Exciting, gripping, overwhelming.  But definitely not Jan Struther’s original (although there is one sketch from September 1939 about war).  Mrs Miniver appeared first in sketches in the Times in the 1930s, based partly on Struther’s own life.  The stories are very English and charming or rather twee, according to your view.  Their secret lies in the prose and the observation, rather than the narrative.  But – a big but – there is no war, no air-raid, no death.  This is fair enough in one way – there is no overarching narrative in the sketches.

The film was overtaken by events. It was developed in the early 40s, as the USA moved towards war, and the story seems to have been written and re-written to encourage pro-British feeling.  The scene between Mrs Miniver and the Luftwaffe pilot was apparently filmed before the attack on Pearl Harbor, then re-shot after so that she could slap his face.

Jan Struther was tactfully polite about the film – after all, it was obviously helping the war effort.  But, according to her grand-daughter Ysenda Maxtone Graham, she winced at the liberties taken (The Real Mrs Miniver, London, John Murray, 2001).

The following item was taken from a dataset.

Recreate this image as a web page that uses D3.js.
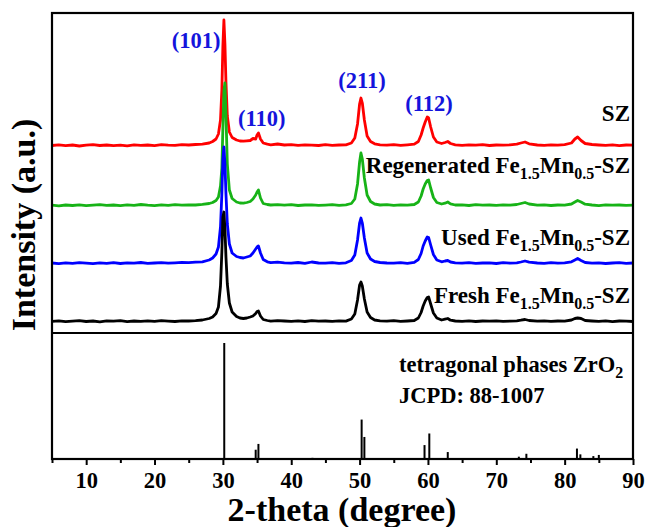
<!DOCTYPE html>
<html>
<head>
<meta charset="utf-8">
<script src="https://cdn.jsdelivr.net/npm/d3@7"></script>
<style>
    body { margin: 0; background: #fff; }
    svg text { font-family: "Liberation Serif", "Times New Roman", serif; font-weight: bold; }
</style>
</head>
<body>
<svg id="chart" width="646" height="527"></svg>
<script>
// 2-theta sampling points (degree)
var twoTheta = [
    5, 6, 7, 8, 9, 10, 11, 12, 13, 14,
    15, 16, 17, 18, 19, 20, 21, 22, 23, 24,
    25, 26, 27, 28, 28.5, 29, 29.35, 29.65, 29.85, 30.0,
    30.15, 30.3, 30.45, 30.65, 30.95, 31.35, 32, 32.5, 33, 33.5,
    34, 34.4, 34.8, 35.0, 35.2, 35.5, 35.9, 36.5, 37, 38,
    39, 40, 41, 42, 43, 44, 45, 46, 47, 48,
    48.8, 49.3, 49.7, 50.0, 50.2, 50.4, 50.7, 51.1, 51.6, 52.2,
    53, 54, 55, 56, 57, 58, 58.6, 59.0, 59.3, 59.6,
    59.9, 60.1, 60.4, 60.8, 61.3, 62, 62.5, 62.9, 63.3, 64,
    65, 66, 67, 68, 69, 70, 71, 72, 73, 73.6,
    74.2, 74.8, 76, 77, 78, 79, 80, 81, 81.5, 81.9,
    82.4, 83, 84, 85, 86, 87, 88, 89, 90
];

// intensities above each pattern's own background (a.u.)
var szValues = [
    5, 12, 4, 10, 0, 8, 14, 5, 10, 3,
    9, 2, 12, 6, 10, 4, 13, 8, 6, 14,
    10, 15, 18, 30, 45, 70, 120, 260, 560, 1000,
    1260, 1020, 640, 300, 140, 85, 60, 50, 48, 52,
    55, 75, 70, 110, 130, 70, 30, 18, 12, 20,
    10, 14, 6, 12, 8, 5, 13, 7, 10, 12,
    30, 80, 220, 420, 480, 430, 260, 100, 45, 22,
    12, 8, 14, 6, 12, 18, 45, 110, 180, 240,
    290, 280, 190, 90, 40, 25, 35, 45, 25, 12,
    6, 12, 8, 14, 5, 10, 8, 12, 18, 30,
    40, 22, 10, 6, 12, 8, 14, 30, 70, 90,
    55, 25, 15, 10, 6, 12, 4, 10, 8
];
var regeneratedValues = [
    8, 2, 10, 5, 12, 3, 9, 14, 6, 10,
    4, 12, 7, 15, 8, 3, 11, 6, 14, 9,
    12, 10, 16, 25, 35, 55, 90, 200, 380, 780,
    1150, 1230, 900, 420, 160, 75, 40, 30, 28, 35,
    45, 70, 110, 140, 160, 80, 25, 15, 10, 14,
    8, 14, 5, 10, 12, 6, 9, 13, 7, 12,
    25, 70, 220, 440, 530, 470, 280, 110, 45, 20,
    10, 14, 6, 12, 8, 15, 40, 100, 170, 220,
    255, 260, 180, 85, 35, 20, 28, 40, 22, 10,
    12, 5, 14, 8, 10, 6, 12, 9, 15, 25,
    35, 20, 8, 12, 5, 10, 8, 20, 40, 55,
    40, 18, 10, 4, 12, 8, 10, 6, 9
];
var usedValues = [
    10, 4, 12, 6, 14, 8, 3, 11, 7, 13,
    5, 12, 9, 15, 6, 10, 14, 8, 12, 16,
    14, 18, 22, 40, 60, 100, 170, 370, 700, 1050,
    1170, 1000, 700, 400, 200, 110, 75, 65, 60, 70,
    80, 110, 150, 170, 180, 110, 45, 22, 14, 18,
    12, 8, 15, 6, 20, 10, 8, 14, 6, 12,
    35, 90, 240, 410, 460, 410, 260, 110, 50, 25,
    15, 10, 8, 14, 6, 16, 45, 105, 180, 230,
    270, 265, 190, 95, 40, 22, 30, 35, 20, 12,
    8, 14, 6, 10, 12, 5, 13, 9, 12, 20,
    30, 18, 10, 6, 14, 8, 12, 22, 40, 55,
    35, 15, 8, 12, 5, 10, 14, 6, 10
];
var freshValues = [
    6, 12, 3, 9, 14, 5, 10, 2, 11, 8,
    13, 4, 10, 7, 12, 6, 14, 9, 5, 12,
    10, 14, 20, 35, 50, 85, 150, 360, 700, 1050,
    1100, 930, 650, 380, 190, 100, 55, 40, 35, 40,
    50, 60, 85, 105, 110, 60, 25, 15, 8, 14,
    10, 6, 12, 5, 14, 8, 10, 6, 12, 9,
    30, 80, 220, 370, 400, 360, 230, 100, 45, 20,
    12, 8, 14, 6, 10, 15, 40, 95, 160, 210,
    245, 250, 180, 90, 40, 20, 28, 35, 18, 10,
    6, 12, 5, 10, 8, 12, 6, 9, 12, 18,
    25, 15, 8, 12, 6, 10, 8, 20, 35, 40,
    35, 15, 10, 6, 12, 4, 10, 8, 5
];

// stacking offset of each pattern
var seriesOffsets = [1870, 1270, 690, 110];

// reference pattern, tetragonal ZrO2 (JCPDS 88-1007)
var refPositions = [30.2, 34.8, 35.2, 43.1, 50.3, 50.7, 59.5, 60.2, 62.9, 73.3, 74.4, 81.8, 82.3, 84.2, 85.0];
var refIntensity = [100, 8, 13, 1, 34, 19, 12, 22, 6, 2, 4.5, 9, 4, 2.5, 3.5];

var xTicks = [10, 20, 30, 40, 50, 60, 70, 80, 90];
var xMinorTicks = [5, 15, 25, 35, 45, 55, 65, 75, 85];

var peakLabels = ["(101)", "(110)", "(211)", "(112)"];

(function () {
    var svg = d3.select("#chart");
    svg.append("rect").attr("width", 646).attr("height", 527).attr("fill", "#fff");

    var mLeft = 52, mRight = 633, mTop = 13, mDivider = 333, mBottom = 459;

    var x = d3.scaleLinear().domain([5, 90]).range([mLeft, mRight]);
    var y = d3.scaleLinear().domain([0, 3200]).range([mDivider, mTop]);
    var yRef = d3.scaleLinear().domain([0, 100]).range([mBottom, 343]);

    var series = [
        { name: "SZ", values: szValues, color: "#ff0000" },
        { name: "Regenerated", values: regeneratedValues, color: "#17b317" },
        { name: "Used", values: usedValues, color: "#0000ff" },
        { name: "Fresh", values: freshValues, color: "#000000" }
    ];

    // XRD patterns
    series.forEach(function (s, i) {
        var line = d3.line()
            .x(function (d, j) { return x(twoTheta[j]); })
            .y(function (d) { return y(d + seriesOffsets[i]); });
        svg.append("path")
            .datum(s.values)
            .attr("d", line)
            .attr("fill", "none")
            .attr("stroke", s.color)
            .attr("stroke-width", 2.8)
            .attr("stroke-linejoin", "round");
    });

    // reference sticks
    svg.append("g")
        .selectAll("line")
        .data(refPositions)
        .enter()
        .append("line")
        .attr("x1", function (d) { return x(d); })
        .attr("x2", function (d) { return x(d); })
        .attr("y1", yRef(0))
        .attr("y2", function (d, i) { return yRef(refIntensity[i]); })
        .attr("stroke", "#000")
        .attr("stroke-width", 2);

    // frame and divider
    svg.append("rect")
        .attr("x", mLeft).attr("y", mTop)
        .attr("width", mRight - mLeft).attr("height", mBottom - mTop)
        .attr("fill", "none").attr("stroke", "#000").attr("stroke-width", 2.2);
    svg.append("line")
        .attr("x1", mLeft).attr("x2", mRight)
        .attr("y1", mDivider).attr("y2", mDivider)
        .attr("stroke", "#000").attr("stroke-width", 2.2);

    // x axis
    var xAxis = svg.append("g")
        .attr("transform", "translate(0," + mBottom + ")")
        .call(d3.axisBottom(x).tickValues(xTicks).tickSize(6).tickSizeOuter(0));
    xAxis.select(".domain").remove();
    xAxis.selectAll(".tick line").attr("stroke-width", 2);
    xAxis.selectAll("text")
        .attr("y", 29).attr("dy", 0)
        .attr("font-size", 22.5)
        .attr("font-family", "Liberation Serif")
        .attr("fill", "#000");
    svg.append("g")
        .attr("transform", "translate(0," + mBottom + ")")
        .call(d3.axisBottom(x).tickValues(xMinorTicks).tickSize(4).tickFormat(""))
        .call(function (g) {
            g.select(".domain").remove();
            g.selectAll(".tick line").attr("stroke-width", 2);
        });

    // axis titles
    svg.append("text")
        .attr("x", 342).attr("y", 521)
        .attr("text-anchor", "middle")
        .attr("font-size", 34)
        .text("2-theta (degree)");
    svg.append("text")
        .attr("transform", "translate(35,225) rotate(-90)")
        .attr("text-anchor", "middle")
        .attr("font-size", 34)
        .text("Intensity (a.u.)");

    // peak indexes
    var peakAnchors = [[26.1, 2850], [35.7, 2070], [50.35, 2450], [60.15, 2220]];
    svg.append("g")
        .selectAll("text")
        .data(peakLabels)
        .enter()
        .append("text")
        .attr("x", function (d, i) { return x(peakAnchors[i][0]); })
        .attr("y", function (d, i) { return y(peakAnchors[i][1]); })
        .attr("text-anchor", "middle")
        .attr("font-size", 22.5)
        .attr("fill", "#1414dc")
        .text(function (d) { return d; });

    // sample names, with Fe1.5Mn0.5 subscripts
    function subLabel(parts, xPos, yPos) {
        var t = svg.append("text")
            .attr("x", xPos).attr("y", yPos)
            .attr("text-anchor", "end")
            .attr("font-size", 23);
        parts.forEach(function (p) {
            var ts = t.append("tspan").text(p[0]);
            if (p[1] === "sub") ts.attr("font-size", 16).attr("dy", 6);
            if (p[1] === "up") ts.attr("dy", -6);
        });
        return t;
    }
    var labelRight = x(89.56);
    subLabel([["SZ"]], labelRight, y(2120));
    subLabel([["Regenerated Fe"], ["1.5", "sub"], ["Mn", "up"], ["0.5", "sub"], ["-SZ", "up"]], labelRight, y(1600));
    subLabel([["Used Fe"], ["1.5", "sub"], ["Mn", "up"], ["0.5", "sub"], ["-SZ", "up"]], labelRight, y(880));
    subLabel([["Fresh Fe"], ["1.5", "sub"], ["Mn", "up"], ["0.5", "sub"], ["-SZ", "up"]], labelRight, y(300));

    // reference card text
    var card = svg.append("text")
        .attr("x", x(55.77)).attr("y", yRef(75))
        .attr("font-size", 22.5);
    card.append("tspan").text("tetragonal phases ZrO");
    card.append("tspan").text("2").attr("font-size", 16).attr("dy", 6);
    svg.append("text")
        .attr("x", x(55.77)).attr("y", yRef(48.3))
        .attr("font-size", 22.5)
        .text("JCPD: 88-1007");
})();
</script>
</body>
</html>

In 1950, Hollywood made a sequel, The Miniver Story, about post-war adjustment, which comes at a high price. Distressed by the treatment of her characters, Struther sued and was paid $18,000 ($180,000 today) out of court.

What do these two movies tell us?

They show us a society which never really existed, but which has enough of the reality to show how different our lives, attitudes and behavior (e.g. deference) both were and are.  It’s arguable that their England still informs to some extent American expectations today.

They show how ruthlessly one medium deals with the other.  Studios cut, re-shape, graft to suit their purpose, changing relationships, adding drama, omitting storylines.  Some of this is necessary, as the media are different.  But it can be distressing to protective authors and devoted readers.